A better way forward
I-Os may find it daunting to incorporate new, unfamiliar environmental measures in research efforts targeting traditional I-O publication outlets. There are I-O scholars whose work published in top outlets provides us with ideas for how this can be done. Fehr et al. (Reference Fehr, Yam, He, Chiang and Wei2017) created self-report items measuring daily air pollution appraisals, a variable they predicted would influence employee affect and behavior. They found participants’ scores to be significantly related to daily levels of particulate matter, objective environmental data collected near participants’ work locations. Khan et al. (Reference Khan, Patel and Barnes2024) later used the Fehr et al. self-report measure to operationalize air pollution as an occupational stressor. In both studies, an environmental variable was used to predict organizational behavior, which shows us that environmental criteria can be effectively theorized to relate to more traditional I-O constructs.

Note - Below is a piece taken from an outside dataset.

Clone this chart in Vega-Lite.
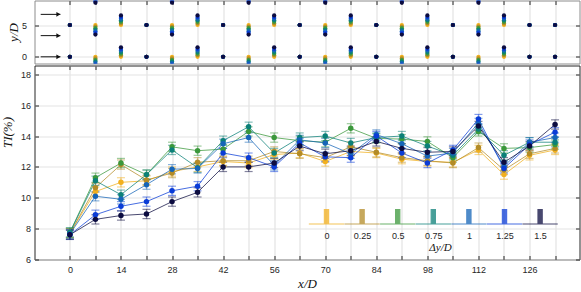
{
  "$schema": "https://vega.github.io/schema/vega-lite/v6.json",
  "padding": {"left": 0.5, "top": -0.5, "right": 0, "bottom": 0},
  "background": "white",
  "spacing": 0,
  "datasets": {
    "ti": [
      {"d": 0, "e": 0.3, "x": [0,7,14,21,28,35,42,49,56,63,70,77,84,91,98,105,112,119,126,133], "ti": [7.7,10.4,11.0,11.1,11.7,12.0,12.35,12.25,12.8,12.9,12.35,13.0,12.9,12.5,12.35,12.3,13.1,11.5,12.75,13.1]},
      {"d": 0.25, "e": 0.3, "x": [0,7,14,21,28,35,42,49,56,63,70,77,84,91,98,105,112,119,126,133], "ti": [7.7,10.65,12.15,11.15,11.6,12.3,12.4,12.4,13.0,12.85,12.6,13.3,12.95,12.6,12.4,12.25,13.25,11.8,12.85,13.2]},
      {"d": 0.5, "e": 0.3, "x": [0,7,14,21,28,35,42,49,56,63,70,77,84,91,98,105,112,119,126,133], "ti": [7.75,11.3,12.25,11.5,13.3,13.05,13.15,14.3,13.9,13.7,13.6,14.5,13.85,13.8,13.65,12.6,14.3,13.2,13.25,13.45]},
      {"d": 0.75, "e": 0.3, "x": [0,7,14,21,28,35,42,49,56,63,70,77,84,91,98,105,112,119,126,133], "ti": [7.75,11.1,10.2,11.5,13.1,11.95,13.7,14.6,12.9,13.9,14.0,13.55,13.9,14.0,13.35,12.75,14.45,12.75,13.6,13.6]},
      {"d": 1, "e": 0.3, "x": [0,7,14,21,28,35,42,49,56,63,70,77,84,91,98,105,112,119,126,133], "ti": [7.65,10.1,9.9,10.85,11.85,11.9,13.5,13.9,12.1,13.75,13.55,12.85,14.1,13.5,12.7,12.9,14.85,12.05,13.6,13.9]},
      {"d": 1.25, "e": 0.3, "x": [0,7,14,21,28,35,42,49,56,63,70,77,84,91,98,105,112,119,126,133], "ti": [7.6,8.9,9.45,9.75,10.45,10.75,12.9,12.6,12.0,13.55,12.65,12.6,14.0,12.9,12.25,13.1,15.1,11.9,13.45,14.25]},
      {"d": 1.5, "e": 0.3, "x": [0,7,14,21,28,35,42,49,56,63,70,77,84,91,98,105,112,119,126,133], "ti": [7.6,8.6,8.85,8.95,9.75,10.35,12.0,12.0,12.25,13.35,12.85,13.05,13.65,13.2,12.95,13.0,14.65,12.3,13.35,14.75]}
    ],
    "probe": [
      {"x": 0, "d": [0,0.25,0.5,0.75,1,1.25,1.5,0,0.25,0.5,0.75,1,1.25,1.5], "y": [0,0,0,0,0,0,0,5,5,5,5,5,5,5]},
      {"x": 7, "d": [0,0.25,0.5,0.75,1,1.25,1.5,0,0.25,0.5,0.75,1,1.25,1.5,0,0.25,0.5,0.75,1,1.25,1.5], "y": [0,-0.25,-0.5,-0.75,-1,-1.25,-1.5,5,4.75,4.5,4.25,4,3.75,3.5,10,9.75,9.5,9.25,9,8.75,8.5]},
      {"x": 14, "d": [0,0.25,0.5,0.75,1,1.25,1.5,0,0.25,0.5,0.75,1,1.25,1.5], "y": [0,0.25,0.5,0.75,1,1.25,1.5,5,5.25,5.5,5.75,6,6.25,6.5]},
      {"x": 21, "d": [0,0.25,0.5,0.75,1,1.25,1.5,0,0.25,0.5,0.75,1,1.25,1.5], "y": [0,0,0,0,0,0,0,5,5,5,5,5,5,5]},
      {"x": 28, "d": [0,0.25,0.5,0.75,1,1.25,1.5,0,0.25,0.5,0.75,1,1.25,1.5,0,0.25,0.5,0.75,1,1.25,1.5], "y": [0,-0.25,-0.5,-0.75,-1,-1.25,-1.5,5,4.75,4.5,4.25,4,3.75,3.5,10,9.75,9.5,9.25,9,8.75,8.5]},
      {"x": 35, "d": [0,0.25,0.5,0.75,1,1.25,1.5,0,0.25,0.5,0.75,1,1.25,1.5], "y": [0,0.25,0.5,0.75,1,1.25,1.5,5,5.25,5.5,5.75,6,6.25,6.5]},
      {"x": 42, "d": [0,0.25,0.5,0.75,1,1.25,1.5,0,0.25,0.5,0.75,1,1.25,1.5], "y": [0,0,0,0,0,0,0,5,5,5,5,5,5,5]},
      {"x": 49, "d": [0,0.25,0.5,0.75,1,1.25,1.5,0,0.25,0.5,0.75,1,1.25,1.5,0,0.25,0.5,0.75,1,1.25,1.5], "y": [0,-0.25,-0.5,-0.75,-1,-1.25,-1.5,5,4.75,4.5,4.25,4,3.75,3.5,10,9.75,9.5,9.25,9,8.75,8.5]},
      {"x": 56, "d": [0,0.25,0.5,0.75,1,1.25,1.5,0,0.25,0.5,0.75,1,1.25,1.5], "y": [0,0.25,0.5,0.75,1,1.25,1.5,5,5.25,5.5,5.75,6,6.25,6.5]},
      {"x": 63, "d": [0,0.25,0.5,0.75,1,1.25,1.5,0,0.25,0.5,0.75,1,1.25,1.5], "y": [0,0,0,0,0,0,0,5,5,5,5,5,5,5]},
      {"x": 70, "d": [0,0.25,0.5,0.75,1,1.25,1.5,0,0.25,0.5,0.75,1,1.25,1.5,0,0.25,0.5,0.75,1,1.25,1.5], "y": [0,-0.25,-0.5,-0.75,-1,-1.25,-1.5,5,4.75,4.5,4.25,4,3.75,3.5,10,9.75,9.5,9.25,9,8.75,8.5]},
      {"x": 77, "d": [0,0.25,0.5,0.75,1,1.25,1.5,0,0.25,0.5,0.75,1,1.25,1.5], "y": [0,0.25,0.5,0.75,1,1.25,1.5,5,5.25,5.5,5.75,6,6.25,6.5]},
      {"x": 84, "d": [0,0.25,0.5,0.75,1,1.25,1.5,0,0.25,0.5,0.75,1,1.25,1.5], "y": [0,0,0,0,0,0,0,5,5,5,5,5,5,5]},
      {"x": 91, "d": [0,0.25,0.5,0.75,1,1.25,1.5,0,0.25,0.5,0.75,1,1.25,1.5,0,0.25,0.5,0.75,1,1.25,1.5], "y": [0,-0.25,-0.5,-0.75,-1,-1.25,-1.5,5,4.75,4.5,4.25,4,3.75,3.5,10,9.75,9.5,9.25,9,8.75,8.5]},
      {"x": 98, "d": [0,0.25,0.5,0.75,1,1.25,1.5,0,0.25,0.5,0.75,1,1.25,1.5], "y": [0,0.25,0.5,0.75,1,1.25,1.5,5,5.25,5.5,5.75,6,6.25,6.5]},
      {"x": 105, "d": [0,0.25,0.5,0.75,1,1.25,1.5,0,0.25,0.5,0.75,1,1.25,1.5], "y": [0,0,0,0,0,0,0,5,5,5,5,5,5,5]},
      {"x": 112, "d": [0,0.25,0.5,0.75,1,1.25,1.5,0,0.25,0.5,0.75,1,1.25,1.5,0,0.25,0.5,0.75,1,1.25,1.5], "y": [0,-0.25,-0.5,-0.75,-1,-1.25,-1.5,5,4.75,4.5,4.25,4,3.75,3.5,10,9.75,9.5,9.25,9,8.75,8.5]},
      {"x": 119, "d": [0,0.25,0.5,0.75,1,1.25,1.5,0,0.25,0.5,0.75,1,1.25,1.5], "y": [0,0.25,0.5,0.75,1,1.25,1.5,5,5.25,5.5,5.75,6,6.25,6.5]},
      {"x": 126, "d": [0,0.25,0.5,0.75,1,1.25,1.5,0,0.25,0.5,0.75,1,1.25,1.5], "y": [0,0,0,0,0,0,0,5,5,5,5,5,5,5]},
      {"x": 133, "d": [0,0.25,0.5,0.75,1,1.25,1.5,0,0.25,0.5,0.75,1,1.25,1.5], "y": [0,0,0,0,0,0,0,5,5,5,5,5,5,5]}
    ],
    "arrows": [
      {"x0": -8, "x1": -2.6, "y": 0},
      {"x0": -8, "x1": -2.6, "y": 3.33},
      {"x0": -8, "x1": -2.6, "y": 6.67}
    ]
  },
  "resolve": {"legend": {"color": "independent"}},
  "config": {
    "view": {"stroke": "#262626", "strokeWidth": 1},
    "axis": {
      "labelFont": "Liberation Sans", "labelFontSize": 9, "labelColor": "#262626",
      "tickColor": "#262626", "tickSize": -4, "tickWidth": 1, "domain": false,
      "gridColor": "#e3e3e3", "gridWidth": 1.2,
      "titleFont": "Liberation Serif", "titleFontStyle": "italic", "titleFontWeight": "normal",
      "titleFontSize": 13, "titleColor": "#111111"
    }
  },
  "vconcat": [
    {
      "width": 545,
      "height": 63,
      "view": {"stroke": "#8c8c8c"},
      "layer": [
        {
          "data": {"name": "probe"},
          "transform": [{"flatten": ["d", "y"]}],
          "mark": {"type": "circle", "size": 18, "opacity": 1, "clip": true},
          "encoding": {
            "x": {"field": "x", "type": "quantitative",
                  "scale": {"domain": [-9.7, 139.7], "nice": false, "zero": false},
                  "axis": {"orient": "top", "values": [0,7,14,21,28,35,42,49,56,63,70,77,84,91,98,105,112,119,126,133], "labels": false, "title": null, "grid": true}},
            "y": {"field": "y", "type": "quantitative",
                  "scale": {"domain": [-1.05, 8.85], "nice": false, "zero": false},
                  "axis": {"values": [0, 5], "title": "y/D", "labelPadding": 12, "grid": true, "titleBaseline": "middle", "titleAlign": "center", "titleX": -21.5}},
            "color": {"field": "d", "type": "ordinal",
                      "scale": {"domain": [0,0.25,0.5,0.75,1,1.25,1.5], "range": ["#F2B01E","#B38B27","#3B983B","#0B8078","#1565B8","#0A3CD7","#0C0C40"]},
                      "legend": null}
          }
        },
        {
          "data": {"name": "arrows"},
          "mark": {"type": "rule", "color": "#111111", "strokeWidth": 1},
          "encoding": {
            "x": {"field": "x0", "type": "quantitative", "axis": null},
            "x2": {"field": "x1"},
            "y": {"field": "y", "type": "quantitative", "axis": {"orient": "right", "values": [0, 5], "labels": false, "title": null, "grid": false}}
          }
        },
        {
          "data": {"name": "arrows"},
          "mark": {"type": "point", "shape": "triangle-right", "filled": true, "size": 22, "color": "#111111", "opacity": 1, "xOffset": -2},
          "encoding": {
            "x": {"field": "x1", "type": "quantitative", "axis": null},
            "y": {"field": "y", "type": "quantitative", "axis": null}
          }
        }
      ],
      "resolve": {"axis": {"x": "independent", "y": "independent"}}
    },
    {
      "width": 545,
      "height": 194,
      "data": {"name": "ti"},
      "transform": [{"flatten": ["x", "ti"]}],
      "layer": [
        {
          "mark": {"type": "line", "strokeWidth": 1, "opacity": 0.75},
          "encoding": {
            "x": {"field": "x", "type": "quantitative",
                  "scale": {"domain": [-9.7, 139.7], "nice": false, "zero": false},
                  "axis": {"orient": "bottom", "values": [0,7,14,21,28,35,42,49,56,63,70,77,84,91,98,105,112,119,126,133],
                           "labelExpr": "datum.value % 14 == 0 ? datum.label : ''", "title": "x/D", "grid": true, "labelPadding": 10, "titlePadding": 3}},
            "y": {"field": "ti", "type": "quantitative",
                  "scale": {"domain": [6, 18.57], "nice": false, "zero": false},
                  "axis": {"values": [6,8,10,12,14,16,18], "title": "TI(%)", "grid": true, "labelPadding": 8, "titleBaseline": "middle", "titleAlign": "center", "titleX": -27, "titleY": 66.5}},
            "color": {"field": "d", "type": "ordinal",
                      "scale": {"domain": [0,0.25,0.5,0.75,1,1.25,1.5], "range": ["#F2B01E","#B38B27","#3B983B","#0B8078","#1565B8","#0A3CD7","#0C0C40"]},
                      "legend": {
                        "orient": "none", "legendX": 286, "legendY": 160, "direction": "horizontal",
                        "title": "Δy/D", "titleOrient": "bottom", "titleAnchor": "middle",
                        "titleFont": "Liberation Serif", "titleFontStyle": "italic", "titleFontWeight": "normal", "titleFontSize": 11, "titleColor": "#111111", "titlePadding": 1,
                        "symbolType": "M-0.42,-4.4H0.42V-1.5H-0.42Z M-3.53,-1.5H3.53", "symbolSize": 100, "symbolStrokeWidth": 1.2,
                        "labelFont": "Liberation Sans", "labelFontSize": 9, "labelColor": "#262626", "labelAlign": "center", "labelBaseline": "top", "labelOffset": -5.5,
                        "columnPadding": -6.4, "padding": 0,
                        "encode": {"symbols": {"stroke": {"value": "#7f7f7f"}, "opacity": {"value": 1}}}
                      }}
          }
        },
        {
          "mark": {"type": "errorbar", "ticks": true, "size": 8, "thickness": 1.2, "opacity": 0.5},
          "encoding": {
            "x": {"field": "x", "type": "quantitative", "axis": null},
            "y": {"field": "ti", "type": "quantitative", "axis": null},
            "yError": {"field": "e"},
            "color": {"field": "d", "type": "ordinal"}
          }
        },
        {
          "mark": {"type": "circle", "size": 30, "opacity": 1},
          "encoding": {
            "x": {"field": "x", "type": "quantitative",
                  "axis": {"orient": "top", "values": [0,7,14,21,28,35,42,49,56,63,70,77,84,91,98,105,112,119,126,133], "labels": false, "title": null, "grid": false}},
            "y": {"field": "ti", "type": "quantitative",
                  "axis": {"orient": "right", "values": [6,8,10,12,14,16,18], "labels": false, "title": null, "grid": false}},
            "color": {"field": "d", "type": "ordinal",
                      "legend": {
                        "orient": "none", "legendX": 286, "legendY": 160, "direction": "horizontal",
                        "title": "Δy/D", "titleOrient": "bottom", "titleAnchor": "middle",
                        "titleFont": "Liberation Serif", "titleFontStyle": "italic", "titleFontWeight": "normal", "titleFontSize": 11, "titleColor": "#111111", "titlePadding": 1,
                        "symbolType": "M-0.42,-4.4H0.42V-1.5H-0.42Z M-3.53,-1.5H3.53", "symbolSize": 100, "symbolStrokeWidth": 1.2,
                        "labelFont": "Liberation Sans", "labelFontSize": 9, "labelColor": "#262626", "labelAlign": "center", "labelBaseline": "top", "labelOffset": -5.5,
                        "columnPadding": -6.4, "padding": 0,
                        "encode": {"symbols": {"stroke": {"value": "#7f7f7f"}, "opacity": {"value": 1}}}
                      }}
          }
        }
      ],
      "resolve": {"axis": {"x": "independent", "y": "independent"}}
    }
  ]
}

Extending these examples, I-O researchers might gain comfort working with environmental measures by framing them as occupational stressors or predictors of I-O outcomes within traditional I-O frameworks. Local environmental events and organizational responses to them might be framed as affective events driving employee attitudes and behavior, for instance. I-Os can use other climate crisis-relevant measures such as daily heat index, proportion of a geographic area covered by natural versus developed land, gallons of pollutants spilled into nearby bodies of water, or days of the year impacted by natural disasters in I-O research. These data are often collected by public agencies as part of municipal, regional, and state-level strategic plans and can enhance the rigor of I-O research otherwise relying on self-report data.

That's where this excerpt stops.